Bad Badminton
I read this story about some badminton players that were thrown out of the Olympics for intentionally losing a match. In the words of Deadspin:
The Chinese team of Wang Xiaoli and Yu Yang and South Koreans Jung Kyung-eun and Kim Ha-na played a farce of a match in which players served into the net on purpose or lazily launched shots out of bounds. The Chinese players’ incentive to lose was a bracket placement that would keep them on the opposite side from the other top-ranked Chinese team, meaning they’d avoid facing them until the finals. The Koreans, having sensed the plot from Wang and Yu, attempted to lose themselves in response.
Wait. What? They were trying to lose the match on purpose to avoid playing a team that they didn’t want to play until the finals? That seems like a totally rational thing to do. The goal at the Olympics is to win a medal. The goal is not to get as high a seed as possible coming out of pool play. If you don’t want situations like this then, don’t play this format. Sure, they were throwing the game, but they weren’t involved in a betting scandal or anything. They were losing on purpose to give themselves, in their minds, the largest probability to win a medal. Isn’t that the rational thing to do if your goal is to win a medal? And the goal is to win medals, right? Right?
Now, you could look at this as China colluding to try to maximize the number of medals they can win. By avoiding each other in the elimination rounds until the finals, they avoid eliminating each other from medal contention. This might be frowned upon, but again, isn’t it the rational thing for the Chinese team to do? I guess “always trying your hardest” is more of an Olympic ideal than “doing the rational thing”.
Cheers.
Posted on August 1, 2012, in Olympics. Bookmark the permalink. 2 Comments.
I’m with you. They didn’t do anything against the rules. How is this any different than a swimmer not giving it everything in the preliminaries so that they have enough energy left for the finals.
It’s the fault of the Olympic committee for making this even a possibility. Then they have the balls to tell the athletes they did something wrong? There’s not a single rule they can point to that they broke. Shame on the IOC.
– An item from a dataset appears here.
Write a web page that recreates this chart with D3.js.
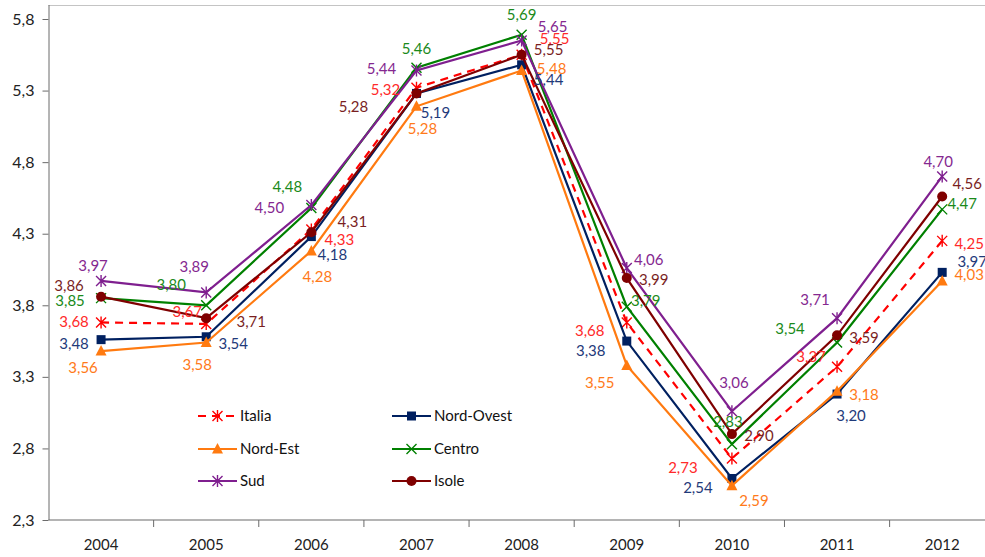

There are two competing interests here: what’s best for the athlete an what’s best for the IOC. And these two groups are interested in different things: the athletes want to win a medal and the IOC wants to make money (with out paying the athletes anything, of course.) Sometimes, it’s in the athletes best interest to not give it their full effort, as in your example of swimming preliminaries. I don’t really see a difference, and, in my opinion, this just makes the IOC look bad.
They basically set rules up before the tournament, maybe bad rules, but there was a set of rules in place for how to win a medal. And all of these teams played with-in these rules. Now they are being kicked out because it’s against the spirit of the Olympics. As far as I can tell the spiriti fo the Olympics is for the IOC to make as much money as possibly, while paying the athletes as little as possible. The IOC is like the NCAA, except that they affect athletes all over the world. Thank god it’s only ever other year.